Neyse, konuya gireyim:
Bu ülkenin en güvenilir kurumu nedir? Yanıtını sanırım hepimiz biliyoruz sanıyorum. Ordu.
Peki ordunun bu güvenilirliği, seçimlerde niye kullanılmıyor? Düşünün: Her sandığın başında bir asker duracak, sandık başkanı o olacak. Bu biraz sert oldu sanırım, şunu deneyelim: Seçimlerin yapıldığı her okulda toplam üç asker ve bir askeri araç, okuldaki sandıklardan çıkan oyları ve her sandığın birer tutanağını ilçenin İlçe Seçim Kurulu’na, sonra da oradan alınan belgelerle birlikte İl Seçim Kurulu’na giderler. Oradan da Yüksek Seçim Kurulu‘na. Tutanaklar, oylar falan nasıl bir prosedürle YSK‘ya ulaşıyor bilmiyorum, ama fikrimin temeli askerin oyların başından ayrılmaması.

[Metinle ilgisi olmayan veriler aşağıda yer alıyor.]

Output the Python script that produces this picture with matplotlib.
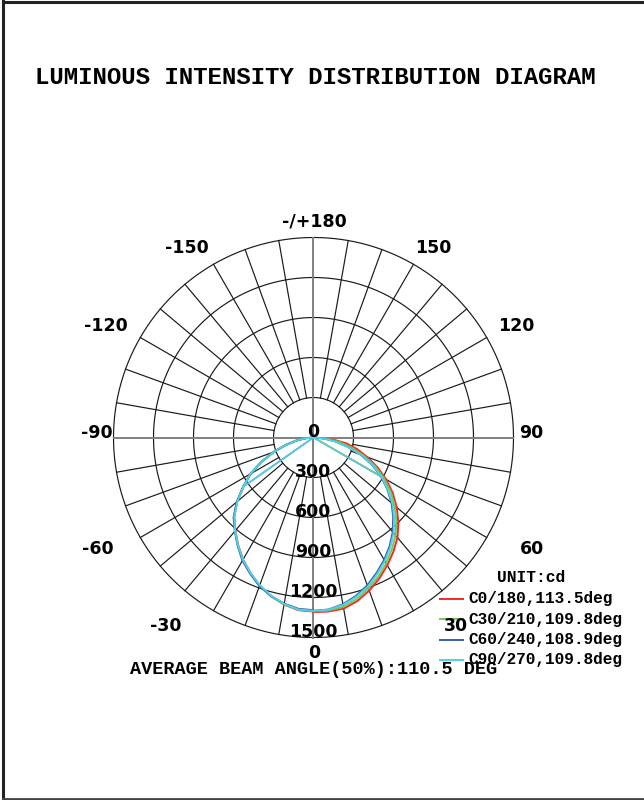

2009 yerel seçimlerinde 177 bin 50 tane sandıkta oy kullandık ve yanlış tahmin etmiyorsam bir okulda ortalama 30 tane sandık vardı. Yanlış tahmin ettiğimi varsayalım, 15 diyelim; yuvarlak hesapla 36 bin asker, 12 bin askeri araç yeterli olacaktır. Bünyesinde 1 milyonu aşkın asker bulunduran Türk Silahlı Kuvvetleri açısından bu kadar askeri görevlendirmek zor olmayacaktır.
Benim fikrim budur; olgun insanlar fikirlere saygı çerçevesinde yaklaşıp görüş bildirirler. Gerçi bunu söylememin bir faydası olmayacak, hakaret etmek isteyen yine hakaretini edecek. Diğer arkadaşları da saygı çerçevesinde fikrimi tartışmaya ve yeni fikirler üretmeye davet ediyorum.
Yorumlar kapalı.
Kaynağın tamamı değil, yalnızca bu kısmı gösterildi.